[Entries taken from a collection]
━━━━

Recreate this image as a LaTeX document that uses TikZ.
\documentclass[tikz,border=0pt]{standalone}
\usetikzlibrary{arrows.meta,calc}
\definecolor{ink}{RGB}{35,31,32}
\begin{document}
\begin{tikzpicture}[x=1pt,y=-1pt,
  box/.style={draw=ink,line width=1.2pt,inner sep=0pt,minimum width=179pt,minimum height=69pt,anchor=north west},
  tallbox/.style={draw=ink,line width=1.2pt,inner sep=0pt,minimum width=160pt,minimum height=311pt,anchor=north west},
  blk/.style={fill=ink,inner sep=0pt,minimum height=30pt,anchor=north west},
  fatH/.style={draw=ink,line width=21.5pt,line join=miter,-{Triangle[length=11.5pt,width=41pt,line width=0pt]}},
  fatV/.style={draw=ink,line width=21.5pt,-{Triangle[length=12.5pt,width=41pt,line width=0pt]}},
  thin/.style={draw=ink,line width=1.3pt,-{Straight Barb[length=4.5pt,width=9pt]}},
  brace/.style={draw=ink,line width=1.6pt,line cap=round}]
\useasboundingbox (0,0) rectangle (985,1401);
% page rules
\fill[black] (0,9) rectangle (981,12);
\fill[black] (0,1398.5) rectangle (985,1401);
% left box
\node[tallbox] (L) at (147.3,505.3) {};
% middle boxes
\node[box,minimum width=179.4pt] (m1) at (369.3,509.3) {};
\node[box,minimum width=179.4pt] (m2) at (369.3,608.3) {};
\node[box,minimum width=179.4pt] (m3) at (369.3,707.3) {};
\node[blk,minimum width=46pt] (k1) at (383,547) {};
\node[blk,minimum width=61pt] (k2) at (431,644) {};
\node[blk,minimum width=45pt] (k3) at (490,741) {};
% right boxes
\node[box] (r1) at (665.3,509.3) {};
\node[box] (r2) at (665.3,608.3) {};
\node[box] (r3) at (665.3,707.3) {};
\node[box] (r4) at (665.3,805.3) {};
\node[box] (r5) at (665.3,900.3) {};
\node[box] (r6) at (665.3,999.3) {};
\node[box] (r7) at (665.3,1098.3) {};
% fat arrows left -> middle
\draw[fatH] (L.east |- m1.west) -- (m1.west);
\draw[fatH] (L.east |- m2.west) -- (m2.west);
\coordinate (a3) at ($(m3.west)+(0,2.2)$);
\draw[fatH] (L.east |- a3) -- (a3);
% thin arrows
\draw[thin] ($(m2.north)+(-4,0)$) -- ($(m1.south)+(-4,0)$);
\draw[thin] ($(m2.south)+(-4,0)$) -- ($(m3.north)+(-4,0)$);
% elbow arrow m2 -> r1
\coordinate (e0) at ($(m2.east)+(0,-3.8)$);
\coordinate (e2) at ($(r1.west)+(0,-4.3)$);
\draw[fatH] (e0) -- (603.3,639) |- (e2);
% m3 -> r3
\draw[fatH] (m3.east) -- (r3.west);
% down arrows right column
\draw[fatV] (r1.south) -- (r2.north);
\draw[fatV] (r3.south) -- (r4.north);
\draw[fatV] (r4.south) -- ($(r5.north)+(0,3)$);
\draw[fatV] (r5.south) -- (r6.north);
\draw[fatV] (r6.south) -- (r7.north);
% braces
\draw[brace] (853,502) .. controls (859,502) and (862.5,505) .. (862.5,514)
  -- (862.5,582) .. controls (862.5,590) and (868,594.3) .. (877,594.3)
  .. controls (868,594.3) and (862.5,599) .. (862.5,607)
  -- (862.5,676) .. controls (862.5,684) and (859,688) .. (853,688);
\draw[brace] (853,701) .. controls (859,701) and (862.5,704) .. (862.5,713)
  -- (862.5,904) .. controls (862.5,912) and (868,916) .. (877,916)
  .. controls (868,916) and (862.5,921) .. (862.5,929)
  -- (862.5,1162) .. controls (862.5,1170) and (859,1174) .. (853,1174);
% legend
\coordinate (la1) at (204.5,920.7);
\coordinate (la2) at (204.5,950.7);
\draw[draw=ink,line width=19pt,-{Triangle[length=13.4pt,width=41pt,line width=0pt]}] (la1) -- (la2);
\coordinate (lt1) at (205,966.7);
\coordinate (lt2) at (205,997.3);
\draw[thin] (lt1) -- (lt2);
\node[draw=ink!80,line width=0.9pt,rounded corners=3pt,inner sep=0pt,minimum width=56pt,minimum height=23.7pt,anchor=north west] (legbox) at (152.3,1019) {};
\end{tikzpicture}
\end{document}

━━━━

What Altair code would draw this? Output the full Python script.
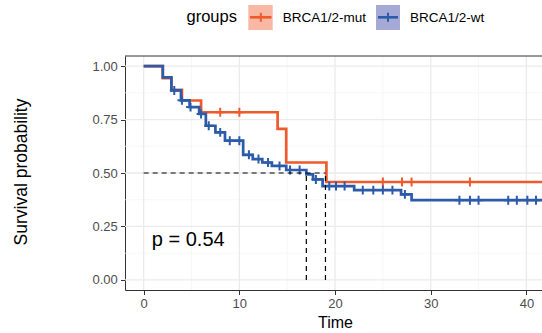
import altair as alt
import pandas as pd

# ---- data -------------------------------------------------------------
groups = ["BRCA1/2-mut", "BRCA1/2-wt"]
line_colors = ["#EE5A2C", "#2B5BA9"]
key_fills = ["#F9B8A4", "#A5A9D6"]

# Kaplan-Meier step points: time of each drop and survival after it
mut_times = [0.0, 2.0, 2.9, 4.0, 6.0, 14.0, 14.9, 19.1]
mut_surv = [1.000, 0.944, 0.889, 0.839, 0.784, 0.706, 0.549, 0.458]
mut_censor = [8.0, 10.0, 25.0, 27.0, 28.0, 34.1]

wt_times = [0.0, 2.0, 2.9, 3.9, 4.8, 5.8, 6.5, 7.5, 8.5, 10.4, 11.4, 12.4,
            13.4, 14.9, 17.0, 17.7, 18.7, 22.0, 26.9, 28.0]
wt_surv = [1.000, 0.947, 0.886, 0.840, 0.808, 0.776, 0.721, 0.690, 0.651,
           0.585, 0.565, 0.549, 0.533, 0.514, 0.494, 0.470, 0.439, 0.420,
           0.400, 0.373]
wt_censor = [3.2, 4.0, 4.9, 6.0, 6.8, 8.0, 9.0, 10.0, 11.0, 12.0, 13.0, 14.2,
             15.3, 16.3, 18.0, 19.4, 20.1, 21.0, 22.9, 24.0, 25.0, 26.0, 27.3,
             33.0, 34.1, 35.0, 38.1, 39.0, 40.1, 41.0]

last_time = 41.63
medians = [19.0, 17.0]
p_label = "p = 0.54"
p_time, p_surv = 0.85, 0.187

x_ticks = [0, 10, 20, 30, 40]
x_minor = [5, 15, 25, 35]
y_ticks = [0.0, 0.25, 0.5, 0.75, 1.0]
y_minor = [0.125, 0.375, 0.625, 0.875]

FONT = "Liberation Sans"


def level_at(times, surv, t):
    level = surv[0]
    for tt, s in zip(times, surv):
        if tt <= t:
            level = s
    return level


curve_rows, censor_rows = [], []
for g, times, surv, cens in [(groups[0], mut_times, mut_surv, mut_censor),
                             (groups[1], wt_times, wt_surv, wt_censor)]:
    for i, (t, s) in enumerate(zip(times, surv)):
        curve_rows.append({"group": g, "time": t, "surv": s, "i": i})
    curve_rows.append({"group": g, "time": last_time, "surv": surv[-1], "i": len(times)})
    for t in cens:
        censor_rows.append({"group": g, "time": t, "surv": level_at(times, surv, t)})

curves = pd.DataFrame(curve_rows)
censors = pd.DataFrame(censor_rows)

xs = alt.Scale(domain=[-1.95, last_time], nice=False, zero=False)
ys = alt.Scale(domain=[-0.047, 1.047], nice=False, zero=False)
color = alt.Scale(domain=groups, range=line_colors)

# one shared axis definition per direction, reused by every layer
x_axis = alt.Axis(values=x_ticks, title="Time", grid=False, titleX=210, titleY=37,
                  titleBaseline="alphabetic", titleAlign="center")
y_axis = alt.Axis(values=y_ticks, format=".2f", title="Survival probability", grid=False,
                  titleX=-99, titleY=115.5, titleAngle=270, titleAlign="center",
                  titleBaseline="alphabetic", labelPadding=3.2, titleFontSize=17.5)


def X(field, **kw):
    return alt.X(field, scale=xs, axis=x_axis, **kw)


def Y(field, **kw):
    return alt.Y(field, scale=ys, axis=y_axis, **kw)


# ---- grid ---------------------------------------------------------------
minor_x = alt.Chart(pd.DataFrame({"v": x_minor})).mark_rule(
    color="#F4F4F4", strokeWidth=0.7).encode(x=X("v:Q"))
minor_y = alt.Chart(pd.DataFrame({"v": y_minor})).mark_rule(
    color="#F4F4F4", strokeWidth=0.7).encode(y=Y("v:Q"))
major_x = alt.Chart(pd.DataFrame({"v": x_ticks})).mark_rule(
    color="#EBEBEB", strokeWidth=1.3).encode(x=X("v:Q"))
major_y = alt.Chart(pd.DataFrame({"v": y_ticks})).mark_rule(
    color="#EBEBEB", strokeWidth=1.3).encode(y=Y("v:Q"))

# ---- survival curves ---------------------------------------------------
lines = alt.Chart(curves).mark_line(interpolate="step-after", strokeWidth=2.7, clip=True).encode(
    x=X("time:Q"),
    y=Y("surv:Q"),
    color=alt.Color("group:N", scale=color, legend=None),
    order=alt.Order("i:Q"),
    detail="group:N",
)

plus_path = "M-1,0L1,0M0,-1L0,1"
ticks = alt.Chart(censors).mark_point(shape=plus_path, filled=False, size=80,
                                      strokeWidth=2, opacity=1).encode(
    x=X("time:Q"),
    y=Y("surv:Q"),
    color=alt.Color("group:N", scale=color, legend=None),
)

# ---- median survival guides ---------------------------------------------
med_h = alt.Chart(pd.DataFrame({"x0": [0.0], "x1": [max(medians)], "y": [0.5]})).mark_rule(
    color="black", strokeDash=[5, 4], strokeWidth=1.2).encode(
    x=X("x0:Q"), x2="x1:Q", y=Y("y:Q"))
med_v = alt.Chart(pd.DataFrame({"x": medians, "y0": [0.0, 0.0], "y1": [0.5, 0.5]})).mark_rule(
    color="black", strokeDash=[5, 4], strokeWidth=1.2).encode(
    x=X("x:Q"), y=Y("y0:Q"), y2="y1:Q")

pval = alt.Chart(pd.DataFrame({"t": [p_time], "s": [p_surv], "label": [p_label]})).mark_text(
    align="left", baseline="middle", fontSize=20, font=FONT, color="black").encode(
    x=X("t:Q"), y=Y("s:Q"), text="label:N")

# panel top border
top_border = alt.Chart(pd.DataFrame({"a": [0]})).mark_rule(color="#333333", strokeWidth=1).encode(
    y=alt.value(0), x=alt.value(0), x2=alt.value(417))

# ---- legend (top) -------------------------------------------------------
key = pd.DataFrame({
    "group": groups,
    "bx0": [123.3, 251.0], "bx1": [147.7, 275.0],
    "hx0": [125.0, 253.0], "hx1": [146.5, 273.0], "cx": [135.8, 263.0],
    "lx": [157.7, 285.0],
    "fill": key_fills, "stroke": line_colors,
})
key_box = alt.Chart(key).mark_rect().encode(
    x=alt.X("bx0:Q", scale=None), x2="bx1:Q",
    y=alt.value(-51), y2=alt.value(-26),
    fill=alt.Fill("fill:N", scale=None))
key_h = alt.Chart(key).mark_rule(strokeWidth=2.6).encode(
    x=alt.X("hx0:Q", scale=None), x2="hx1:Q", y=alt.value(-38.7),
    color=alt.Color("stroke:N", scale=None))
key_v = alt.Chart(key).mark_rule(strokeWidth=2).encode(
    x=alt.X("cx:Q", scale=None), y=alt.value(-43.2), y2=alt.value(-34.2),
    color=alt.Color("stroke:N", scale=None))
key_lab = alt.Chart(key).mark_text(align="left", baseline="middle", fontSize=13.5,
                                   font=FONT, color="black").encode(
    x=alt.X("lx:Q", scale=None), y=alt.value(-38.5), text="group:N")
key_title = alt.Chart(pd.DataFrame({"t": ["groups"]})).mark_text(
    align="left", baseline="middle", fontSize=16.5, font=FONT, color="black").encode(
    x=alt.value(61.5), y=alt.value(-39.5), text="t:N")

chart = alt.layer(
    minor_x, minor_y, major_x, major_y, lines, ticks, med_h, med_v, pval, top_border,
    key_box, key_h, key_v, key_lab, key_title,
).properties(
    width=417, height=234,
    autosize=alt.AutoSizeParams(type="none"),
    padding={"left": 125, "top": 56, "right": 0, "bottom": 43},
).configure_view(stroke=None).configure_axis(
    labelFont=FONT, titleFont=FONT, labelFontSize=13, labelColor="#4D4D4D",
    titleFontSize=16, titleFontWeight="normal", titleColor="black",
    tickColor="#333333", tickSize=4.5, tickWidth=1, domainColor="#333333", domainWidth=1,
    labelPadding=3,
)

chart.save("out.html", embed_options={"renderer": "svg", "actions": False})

━━━━

* [WHAT TO DO]
Gather up the lines containing the word "this" from these records and copy them.

* [RIGHT ANSWER]
Recreate this image as a LaTeX document that uses TikZ.
What Altair code would draw this? Output the full Python script.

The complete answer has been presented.